Needless to say, the Department for Culture, Media and Sport deny this.

Time will prove Lemley and myself right.

Tuesday, April 8, 2008

Springtime in Paris

The Olympics torch came a cropper in Paris yesterday, despite heavy police and Chinese protection for the torch, the relay was abandoned in the face of some very assertive protests.

Whether the cost in terms of lousy pr and wasted man hours in protecting the torch, on its round the world relay, is worth it is open to question.

Monday, April 7, 2008

The Olympics Torch

The Olympics torch managed to pass through London yesterday without being stolen, as some protesters tried to do.

There were scuffles and protests along the route, and 35 people were arrested; at some stages, the protection around the flame was three deep, making it almost impossible for the crowd to see it.

After a change of route, the Chinese ambassador was able to carry it unmolested through China town.

The cost of protecting the flame yesterday is estimated to be around £1M.

Money well spent?

Saturday, April 5, 2008

The Olympic Torch

The Olympic torch for the 2008 Beijing Games arrives in London today, not via Terminal 5 Heathrow.

It is expected to receive an lively welcome.

Thursday, April 3, 2008

Apathy

A poll, commissioned by the BBC, reveals that 70% of British people believe the 2012 London Olympics will bring no real benefit to their area.

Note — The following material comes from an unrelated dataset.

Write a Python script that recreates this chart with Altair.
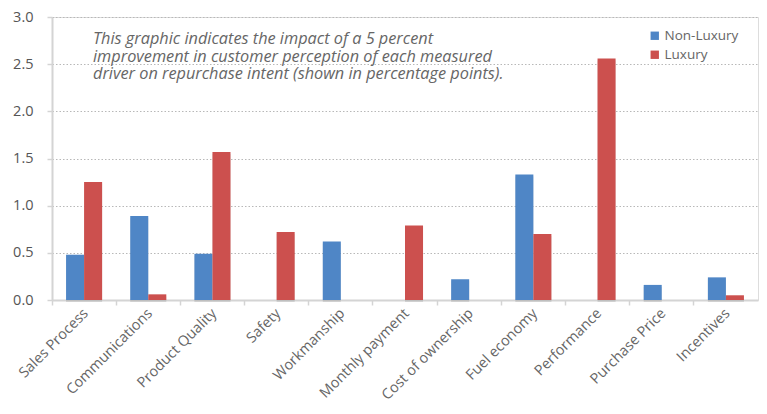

This is hardly surprising, the government and quasi bureaucracies have a terrible track record when it comes to managing/implementing large scale projects; eg The Dome, Terminal 5 Heathrow, the budget for the 2012 Olympics etc.

There will be no tangible legacy from the Games that benefit the people of Britain.

Tuesday, April 1, 2008

The Olympic Torch

The Beijing Olympic torch is due to arrive in London in the coming days, as part of its world tour.

The original plan had been for it to arrive and be "welcomed" at London's "prestigious", "well functioning" new Terminal 5 at Heathrow.

However, given the ongoing fiasco at Heathrow, the torch will now arrive elsewhere in the airport.

This bodes ill for the 2012 London Games.

If we cannot even welcome a torch properly, how on earth do we welcome the thousands of Olympic tourists?